The representative of the United Nations Secretary-General in West Africa and the Sahel, Dr. Mohammed Ibn Chambas, has urged African leaders to place a lot more focus on the management of the rate of increase in the population of their countries as it could negatively affect their economic growth.
According to Dr. Ibn Chambas, despite the potential of a large population size to translate into significant economic growth as had been seen in countries like China and India, it was imperative for African countries to control the recent “demographic explosion” that the continent was experiencing.Speaking at the inaugural UPSA Annual Leadership Lecture in Accra on Wednesday, Dr. Ibn Chambas, argued that, African countries risked collapsing under the weight of large populations as the social structures that are in place were already struggling to cope with the needs of the existing population.
“Population growth per se is welcome as it is also a factor of economic growth. In case of Africa, so far, it is rather a problem because the population grows faster than the economy, and countries cannot cope with the increasing demands for basic social services such as water, sanitation, education, and health. Although urbanization is needed for the transformation of African economies, its rapid pace adds to the stress on the economy; hence the need to manage it properly.”
United Nation estimates show that, the population of sub-Saharan Africa is expected to exceed three billion by the next century.
According to Dr. Chambas, Nigeria and Tanzania are also estimated to become the third and fifth most populous countries in the world by the time, while the Democratic Republic of Congo will be third African country in the top ten.
“Being the most rapidly growing part of the world, sub-Saharan Africa’s one billion people will surge in the next 50 years to two billion and three billion and reach an estimated 3.7 billion in 2100, right behind Asia’s four billion by then. Based on well-regarded UN Population Division estimates, Nigeria will become the third most populated nation in the world, after India and China. Tanzania, now a mere 75 million people, will soar to 340 million and become the fifth largest country in the world. The Democratic Republic of Congo will hold 212 million and be the eighth largest polity, bigger at that time than Brazil.”
Dr. Ibn Chambas noted that, the rise in the population in the African countries was translating into the congestion of the urban areas and big cities on the continent.
This, he said, would result in cities “mushrooming” and a decline in the population in rural area “from 50 percent of the total today to 25 per cent of the population in 2100.

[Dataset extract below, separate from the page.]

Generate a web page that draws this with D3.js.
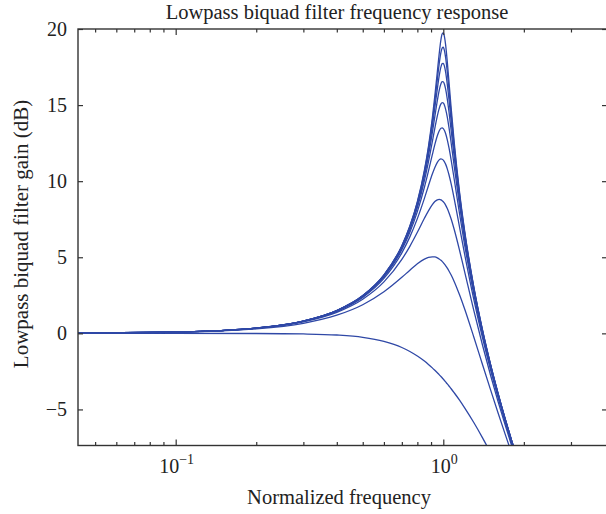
<!DOCTYPE html>
<html><head><meta charset="utf-8">
<script src="https://cdn.jsdelivr.net/npm/d3@7"></script>
<style>
body{margin:0;background:#fff}
svg{display:block}
text{font-family:"Liberation Serif","DejaVu Serif",serif;fill:#222}
</style>
</head><body><svg id="chart" width="606" height="514"></svg>
<script>
// ---- data ----
const freq = [0.043, 0.1, 0.2, 0.3, 0.4, 0.5, 0.6, 0.7, 0.75, 0.8, 0.85, 0.88, 0.91, 0.93, 0.95, 0.965, 0.98, 0.99, 1.0, 1.01, 1.02, 1.035, 1.05, 1.07, 1.1, 1.15, 1.2, 1.3, 1.4, 1.5, 1.6, 1.7, 1.8, 1.9, 2.0];
const qValues = [0.707, 1.707, 2.707, 3.707, 4.707, 5.707, 6.707, 7.707, 8.707, 9.707];
const gainQ07 = [0, 0, -0.01, -0.04, -0.11, -0.26, -0.53, -0.93, -1.19, -1.49, -1.82, -2.04, -2.27, -2.43, -2.59, -2.71, -2.84, -2.92, -3.01, -3.10, -3.19, -3.32, -3.46, -3.64, -3.92, -4.39, -4.88, -5.86, -6.85, -7.83, -8.78, -9.71, -10.61, -11.47, -12.30];
const gainQ17 = [0.01, 0.07, 0.29, 0.66, 1.19, 1.88, 2.73, 3.68, 4.15, 4.57, 4.88, 4.99, 5.03, 5.02, 4.96, 4.89, 4.80, 4.73, 4.65, 4.55, 4.45, 4.29, 4.10, 3.83, 3.38, 2.53, 1.63, -0.24, -2.03, -3.68, -5.20, -6.59, -7.87, -9.06, -10.16];
const gainQ27 = [0.02, 0.08, 0.33, 0.76, 1.38, 2.24, 3.38, 4.86, 5.72, 6.64, 7.56, 8.05, 8.46, 8.66, 8.77, 8.80, 8.77, 8.72, 8.65, 8.55, 8.43, 8.20, 7.93, 7.51, 6.79, 5.46, 4.09, 1.51, -0.75, -2.72, -4.45, -5.98, -7.37, -8.64, -9.80];
const gainQ37 = [0.02, 0.08, 0.34, 0.78, 1.44, 2.36, 3.61, 5.29, 6.34, 7.54, 8.87, 9.70, 10.47, 10.90, 11.24, 11.40, 11.46, 11.44, 11.38, 11.27, 11.12, 10.81, 10.42, 9.82, 8.79, 6.98, 5.25, 2.23, -0.27, -2.37, -4.18, -5.78, -7.20, -8.50, -9.68];
const gainQ47 = [0.02, 0.09, 0.35, 0.80, 1.47, 2.41, 3.71, 5.49, 6.64, 8.00, 9.60, 10.66, 11.74, 12.42, 12.99, 13.30, 13.48, 13.50, 13.45, 13.33, 13.13, 12.72, 12.20, 11.39, 10.06, 7.86, 5.87, 2.58, -0.04, -2.21, -4.06, -5.69, -7.13, -8.44, -9.63];
const gainQ57 = [0.02, 0.09, 0.35, 0.80, 1.48, 2.44, 3.76, 5.60, 6.81, 8.26, 10.04, 11.27, 12.60, 13.49, 14.29, 14.77, 15.08, 15.16, 15.13, 14.99, 14.74, 14.21, 13.53, 12.51, 10.90, 8.40, 6.24, 2.77, 0.08, -2.13, -4.00, -5.64, -7.09, -8.40, -9.60];
const gainQ67 = [0.02, 0.09, 0.35, 0.81, 1.49, 2.46, 3.79, 5.67, 6.91, 8.42, 10.31, 11.67, 13.19, 14.26, 15.29, 15.95, 16.40, 16.54, 16.53, 16.37, 16.06, 15.39, 14.56, 13.33, 11.49, 8.75, 6.47, 2.89, 0.15, -2.08, -3.96, -5.61, -7.07, -8.38, -9.59];
const gainQ77 = [0.02, 0.09, 0.35, 0.81, 1.50, 2.47, 3.81, 5.71, 6.97, 8.53, 10.50, 11.94, 13.62, 14.84, 16.07, 16.90, 17.51, 17.72, 17.74, 17.55, 17.18, 16.36, 15.37, 13.95, 11.91, 8.99, 6.62, 2.97, 0.20, -2.04, -3.94, -5.59, -7.05, -8.37, -9.58];
const gainQ87 = [0.02, 0.09, 0.35, 0.81, 1.50, 2.47, 3.83, 5.74, 7.02, 8.60, 10.63, 12.14, 13.93, 15.28, 16.69, 17.69, 18.47, 18.75, 18.80, 18.58, 18.14, 17.17, 16.01, 14.43, 12.21, 9.16, 6.72, 3.02, 0.23, -2.02, -3.92, -5.58, -7.04, -8.36, -9.57];
const gainQ97 = [0.02, 0.09, 0.35, 0.81, 1.50, 2.48, 3.84, 5.76, 7.05, 8.65, 10.72, 12.28, 14.16, 15.62, 17.19, 18.35, 19.30, 19.67, 19.74, 19.50, 18.97, 17.84, 16.54, 14.80, 12.45, 9.28, 6.80, 3.06, 0.26, -2.00, -3.91, -5.57, -7.04, -8.36, -9.56];

const yTicks = [-5, 0, 5, 10, 15, 20];
const xMajorTicks = [0.1, 1];
const xMajorLabels = [["10", "\u22121"], ["10", "0"]];
const xMinorTicks = [0.05, 0.06, 0.07, 0.08, 0.09, 0.2, 0.3, 0.4, 0.5, 0.6, 0.7, 0.8, 0.9, 2, 3];
const titleText = "Lowpass biquad filter frequency response";
const xLabelText = "Normalized frequency";
const yLabelText = "Lowpass biquad filter gain (dB)";

// ---- drawing ----
const series = [gainQ07, gainQ17, gainQ27, gainQ37, gainQ47, gainQ57, gainQ67, gainQ77, gainQ87, gainQ97];
const L = 78, R = 607, T = 29, B = 445.5;
const x = d3.scaleLog().domain([0.04315, 4.09]).range([L, R]);
const y = d3.scaleLinear().domain([-7.37, 20]).range([B, T]);
const svg = d3.select("#chart");
const axisColor = "#333";

svg.append("defs").append("clipPath").attr("id", "clip")
  .append("rect").attr("x", L).attr("y", T).attr("width", R - L).attr("height", B - T);

const line = d3.line().x(d => x(d[0])).y(d => y(d[1])).curve(d3.curveMonotoneX);
const g = svg.append("g").attr("clip-path", "url(#clip)");
series.forEach(s => {
  g.append("path")
    .datum(freq.map((f, i) => [f, s[i]]))
    .attr("d", line)
    .attr("fill", "none")
    .attr("stroke", "#2f48a6")
    .attr("stroke-width", 1.3);
});

function styleAxis(sel) {
  sel.select(".domain").remove();
  sel.selectAll(".tick line").attr("stroke", axisColor).attr("stroke-width", 1.2);
}
// left
svg.append("g").attr("transform", `translate(${L},0)`)
  .call(d3.axisLeft(y).tickValues(yTicks).tickSizeInner(-5).tickSizeOuter(0).tickPadding(11)
    .tickFormat(d => (d < 0 ? "\u2212" + Math.abs(d) : String(d))))
  .call(styleAxis)
  .call(s => s.selectAll(".tick text").attr("font-size", 20).attr("font-family", "Liberation Serif").attr("fill", "#222"));
// right
svg.append("g").attr("transform", `translate(${R},0)`)
  .call(d3.axisRight(y).tickValues(yTicks).tickSizeInner(-5).tickSizeOuter(0).tickFormat(""))
  .call(styleAxis);
// bottom major / minor
svg.append("g").attr("transform", `translate(0,${B})`)
  .call(d3.axisBottom(x).tickValues(xMajorTicks).tickSizeInner(-6).tickSizeOuter(0).tickFormat(""))
  .call(styleAxis);
svg.append("g").attr("transform", `translate(0,${B})`)
  .call(d3.axisBottom(x).tickValues(xMinorTicks).tickSizeInner(-3.5).tickSizeOuter(0).tickFormat(""))
  .call(styleAxis);
// top major / minor
svg.append("g").attr("transform", `translate(0,${T})`)
  .call(d3.axisTop(x).tickValues(xMajorTicks).tickSizeInner(-6).tickSizeOuter(0).tickFormat(""))
  .call(styleAxis);
svg.append("g").attr("transform", `translate(0,${T})`)
  .call(d3.axisTop(x).tickValues(xMinorTicks).tickSizeInner(-3.5).tickSizeOuter(0).tickFormat(""))
  .call(styleAxis);

// frame
svg.append("rect").attr("x", L).attr("y", T).attr("width", R - L).attr("height", B - T)
  .attr("fill", "none").attr("stroke", axisColor).attr("stroke-width", 1.4);

// x major labels with superscripts
xMajorTicks.forEach((t, i) => {
  const tx = svg.append("text").attr("x", x(t) + 1).attr("y", 473)
    .attr("text-anchor", "middle").attr("font-size", 20);
  tx.append("tspan").text(xMajorLabels[i][0]);
  tx.append("tspan").attr("dy", -9).attr("font-size", 14).text(xMajorLabels[i][1]);
});

// titles
svg.append("text").attr("x", 337).attr("y", 19).attr("text-anchor", "middle")
  .attr("font-size", 20.5).text(titleText);
svg.append("text").attr("x", 339).attr("y", 504).attr("text-anchor", "middle")
  .attr("font-size", 20.5).text(xLabelText);
svg.append("text").attr("transform", "translate(28,234) rotate(-90)").attr("text-anchor", "middle")
  .attr("font-size", 21).text(yLabelText);
</script>
</body></html>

Such a major surge in the population, according to him, would create numerous challenges in resource allocation, quality service provision and governance.
“Where will the food to feed these new millions come from? How will they be governed? Are current methods of political management adequate? Most of all, can Africa, like Asia, realize a demographic dividend if educational resources are sparse and new employment possibilities cannot keep pace with population growth?,” he queried.